New Trend of DeFi Projects: What Is “Real Yield”?

    As the crypto market is in a downtrend, many investors turn to more sustainable mechanisms of sourcing and securing liquidity, led by “Real Yield” trend.

    What is “Real Yield” in DeFi?

    After the DeFi summer, a new term called “Real Yield” is emerging, which refers to protocols that incentivize token ownership and liquidity mining by sharing profits generated from fees. Real yield protocols generally return real value to stakeholders by distributing fees in USDC, ETH, their own issued tokens that have been taken off the market through buybacks, or other tokens that they haven’t issued themselves.

    Why is “Real Yield” important?

    Experienced crypto investors know that the market moves in cycles. These “bullish” periods often follow Bitcoin’s halving events and eventually lead to projects that are overvalued. After that are even faster and stronger declines, leading to a prolonged “bearish” period.

    The DeFi summer triggered a period of yield farming, which saw many projects mimicking Compound by launching tokens to provide profits to users. In the most extreme cases, liquidity providers have offered artificial APYs topped up to five, six, or even seven figures for short periods. This model of liquidity sourcing helped kickstart the nascent but unsustainable industry. Liquidity dried up on DeFi as users started leaving and most DeFi tokens underperformed.

    The liquidity mining model is flawed because it has emitted too much of the protocol’s native tokens instead of sharing the profits from the underlying protocol. For protocols, sourcing liquidity is key. However, this method is extremely expensive. Meanwhile, for liquidity providers and stakers, the nominally high yield protocols offered by liquidity providers are deceptive because the real yield—measured as nominal yield minus inflation—is non-existent.

    As a result, projects that rely on “fake yield” are prone to short lifespans and rapid collapse, as Terra and UST case is the clearest evidence.

    LUNA collapse is the clearest evidence of “fake yield” project

    Meanwhile, “real yield” projects use a value accumulation mechanism based on a real, stable and loyal user base.


    When the market is uptrend, we are mostly interested in short-term, unstable profits. But for a long-term path, “real yield” is a priority for both investors and DeFi.

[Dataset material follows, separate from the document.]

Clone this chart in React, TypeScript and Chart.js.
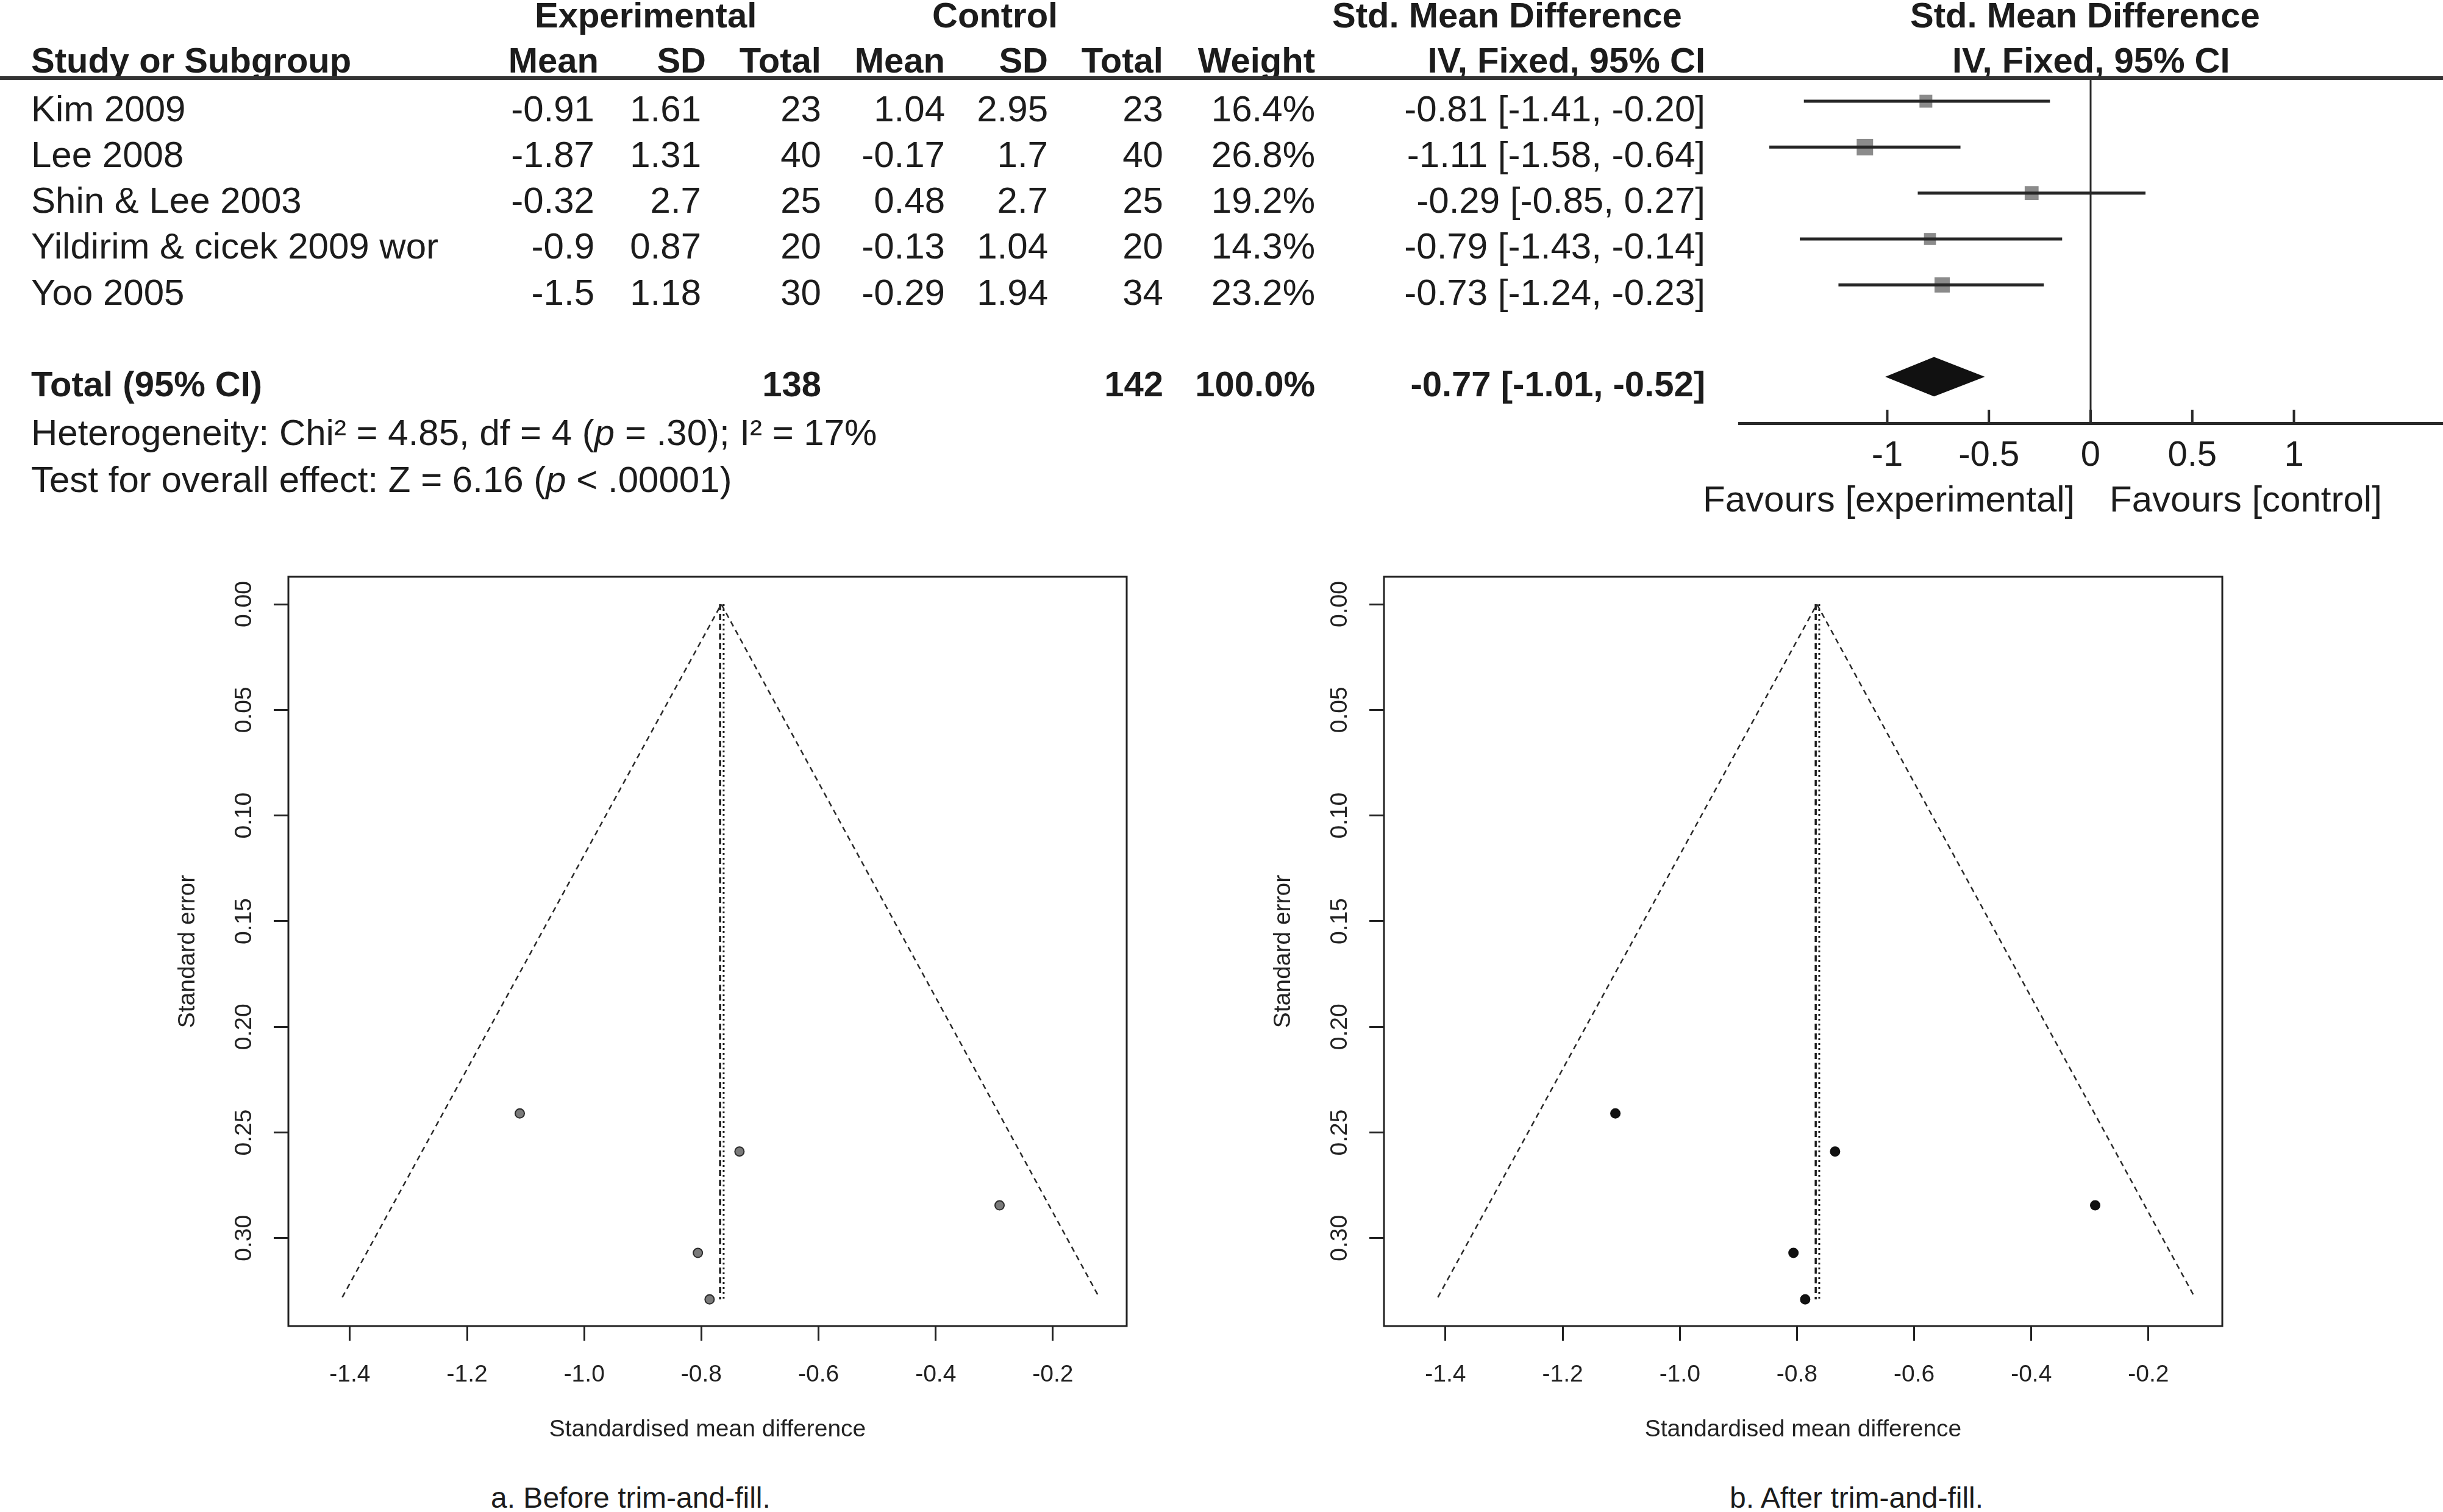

Only quality and attractive DeFi projects can balance and bring investors real and sustainable returns.

    However, while “real yield” may have generated a buzz, it’s worth noting that this liquidity sourcing model isn’t perfect. Therefore, investors still need to research carefully both the advantages and disadvantages of investing in “real yield” projects before making a decision.

    Disclaimer: This article is for informational purposes only, not investment advice.